KNOXVILLE -- Gerald Jones isn't going to stop working hard for his Tennessee football coaches, but don't expect the Volunteers' top wide receiver to spend much time off the field making efforts to learn about the new staff's families and personal interests.

Some would call Jones' new mindset jaded, but others would call it a firm grasp on the businesslike modern nature of the sport.

The senior-to-be has had three head coaches the past three seasons, and four wide receivers coaches in the past four seasons.

"I've had so many coaches, so I'm not really looking forward to relationships outside of football," Jones said after UT's spring-opening Thursday practice. "I just want them to coach the (heck) out of me, and I'm going to play the best I can and do everything I can for them.

"If they'll just be themselves, actually be here for us and try to help us get better every day, that's all I really care about."

Jones was optimistic Thursday but added that it was "just day one."

"Of course they've been here for a while now, but there's differences between the lines," he added. "That's where you see the real person come out, so I think it'll take a while. Probably after the first scrimmage, we'll see who's about what and who does what.

"Fifteen practices, with all the meetings and all the time we spend during spring, I think that will be enough time to get to know each other."

New head coach Derek Dooley said he "absolutely" agrees with Jones that coaches and players have to share time on the field to jell.

"Really, I'm still not going to know them until we put (full) pads on," he said. "And then I'm still not going to really know them until we go play a game. And they're not going to know us. It's going to take a good full year. Probably the biggest time when you find out about players and coaches is when it gets tough, when the adversity comes.

"Everything's good right now. We haven't lost. We haven't played anybody. It's all rah-rah, and we're feeling good. That's easy. We'll get to know each other, but it's going to take a good year."

Still, the coach has complimented the Vols' "workmanlike" attitude since January and said they've seemed to enjoy themselves more the past few weeks.

"It's recently really started to turn a little bit," Dooley said. "I think they're feeling good about where they're headed."

Austin transition

Junior-to-be Austin Johnson admitted he was nervous before his first practice at middle linebacker, but the converted fullback said Thursday went much better than he initially expected.

"I'm not going to lie. Before I came out here, I was a little nervous to see how rusty I would be," Johnson said. "But after I was out here, I picked it up pretty quickly. You've just got to be natural with it and be confident with yourself, and that's what I'm trying to do."

Johnson was a highly decorated fullback and middle linebacker in high school, and several major-conference programs recruited him as a defensive player. He was hesitant about switching sides after emerging as a solid offensive player last season, but Dooley's need for linebackers and preference of tight ends over fullbacks left little choice.

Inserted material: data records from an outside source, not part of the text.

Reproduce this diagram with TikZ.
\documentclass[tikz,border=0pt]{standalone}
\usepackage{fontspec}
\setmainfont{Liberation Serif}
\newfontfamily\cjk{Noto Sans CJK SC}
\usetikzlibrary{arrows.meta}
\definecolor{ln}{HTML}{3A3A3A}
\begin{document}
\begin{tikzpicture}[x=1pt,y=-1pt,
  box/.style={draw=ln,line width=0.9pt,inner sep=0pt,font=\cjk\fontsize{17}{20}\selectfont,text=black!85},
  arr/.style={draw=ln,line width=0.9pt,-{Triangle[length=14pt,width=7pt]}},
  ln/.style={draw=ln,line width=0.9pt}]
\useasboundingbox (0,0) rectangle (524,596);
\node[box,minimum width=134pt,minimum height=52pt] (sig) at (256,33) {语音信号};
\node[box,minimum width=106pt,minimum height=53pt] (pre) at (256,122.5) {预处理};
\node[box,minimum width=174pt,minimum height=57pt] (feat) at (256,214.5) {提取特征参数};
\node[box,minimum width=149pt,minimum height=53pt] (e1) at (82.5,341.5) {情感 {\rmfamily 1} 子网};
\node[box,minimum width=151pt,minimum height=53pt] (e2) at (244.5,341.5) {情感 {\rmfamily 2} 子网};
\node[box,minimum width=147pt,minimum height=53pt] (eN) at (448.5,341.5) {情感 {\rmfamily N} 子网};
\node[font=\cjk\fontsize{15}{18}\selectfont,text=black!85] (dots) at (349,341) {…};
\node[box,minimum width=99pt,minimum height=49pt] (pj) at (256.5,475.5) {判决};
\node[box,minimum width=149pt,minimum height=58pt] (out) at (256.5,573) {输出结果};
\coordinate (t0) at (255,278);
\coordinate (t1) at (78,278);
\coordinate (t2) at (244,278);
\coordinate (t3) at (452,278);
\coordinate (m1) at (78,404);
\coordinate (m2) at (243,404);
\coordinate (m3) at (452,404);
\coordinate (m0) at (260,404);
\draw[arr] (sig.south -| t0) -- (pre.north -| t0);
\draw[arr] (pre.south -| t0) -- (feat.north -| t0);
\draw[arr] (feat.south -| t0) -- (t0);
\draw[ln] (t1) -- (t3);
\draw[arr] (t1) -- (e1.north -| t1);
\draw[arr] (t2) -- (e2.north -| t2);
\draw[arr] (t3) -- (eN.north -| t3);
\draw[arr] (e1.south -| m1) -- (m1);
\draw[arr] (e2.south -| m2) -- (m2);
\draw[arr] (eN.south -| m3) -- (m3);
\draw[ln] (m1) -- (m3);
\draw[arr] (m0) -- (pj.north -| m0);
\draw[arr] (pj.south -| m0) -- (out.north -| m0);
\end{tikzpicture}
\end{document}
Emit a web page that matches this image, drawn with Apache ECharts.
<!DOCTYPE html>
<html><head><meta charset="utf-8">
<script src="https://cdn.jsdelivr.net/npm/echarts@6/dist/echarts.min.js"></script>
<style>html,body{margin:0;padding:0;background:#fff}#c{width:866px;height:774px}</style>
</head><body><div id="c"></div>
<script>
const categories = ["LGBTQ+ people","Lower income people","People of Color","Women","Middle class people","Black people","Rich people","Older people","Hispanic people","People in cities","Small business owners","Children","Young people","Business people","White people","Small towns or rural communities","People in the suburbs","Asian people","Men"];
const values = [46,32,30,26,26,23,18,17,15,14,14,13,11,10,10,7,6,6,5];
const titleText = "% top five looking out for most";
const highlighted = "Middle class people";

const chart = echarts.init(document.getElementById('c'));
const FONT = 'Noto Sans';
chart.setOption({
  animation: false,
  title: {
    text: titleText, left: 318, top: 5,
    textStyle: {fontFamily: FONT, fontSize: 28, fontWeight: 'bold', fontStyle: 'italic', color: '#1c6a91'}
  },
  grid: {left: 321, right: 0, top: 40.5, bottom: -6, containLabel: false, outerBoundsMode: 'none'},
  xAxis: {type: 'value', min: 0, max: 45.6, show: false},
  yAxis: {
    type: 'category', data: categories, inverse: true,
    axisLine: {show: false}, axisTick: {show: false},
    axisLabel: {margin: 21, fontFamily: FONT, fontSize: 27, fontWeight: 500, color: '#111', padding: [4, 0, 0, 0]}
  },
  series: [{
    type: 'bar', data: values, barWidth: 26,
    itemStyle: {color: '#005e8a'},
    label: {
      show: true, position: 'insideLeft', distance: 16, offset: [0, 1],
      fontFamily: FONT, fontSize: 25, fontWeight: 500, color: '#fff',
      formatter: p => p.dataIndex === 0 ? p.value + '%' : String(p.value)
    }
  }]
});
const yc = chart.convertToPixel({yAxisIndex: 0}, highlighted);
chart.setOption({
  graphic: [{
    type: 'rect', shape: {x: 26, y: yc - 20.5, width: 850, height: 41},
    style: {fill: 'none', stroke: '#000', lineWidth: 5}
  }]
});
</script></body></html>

"We have two people hurt right now -- Nick (Reveiz) and Herman (Lathers) -- but they're really helping me out," Johnson said. "I'm just kind of under their wing right now. They're teaching me the defense right now, and hopefully I'll earn my way up the depth chart as the spring goes on."

One bonus for Johnson's switch has been working every day under linebackers coach Lance Thompson -- one of just two UT assistants back from last season.

"Coach Thompson's been great," Johnson said. "It's nice to see a familiar (coaching) face."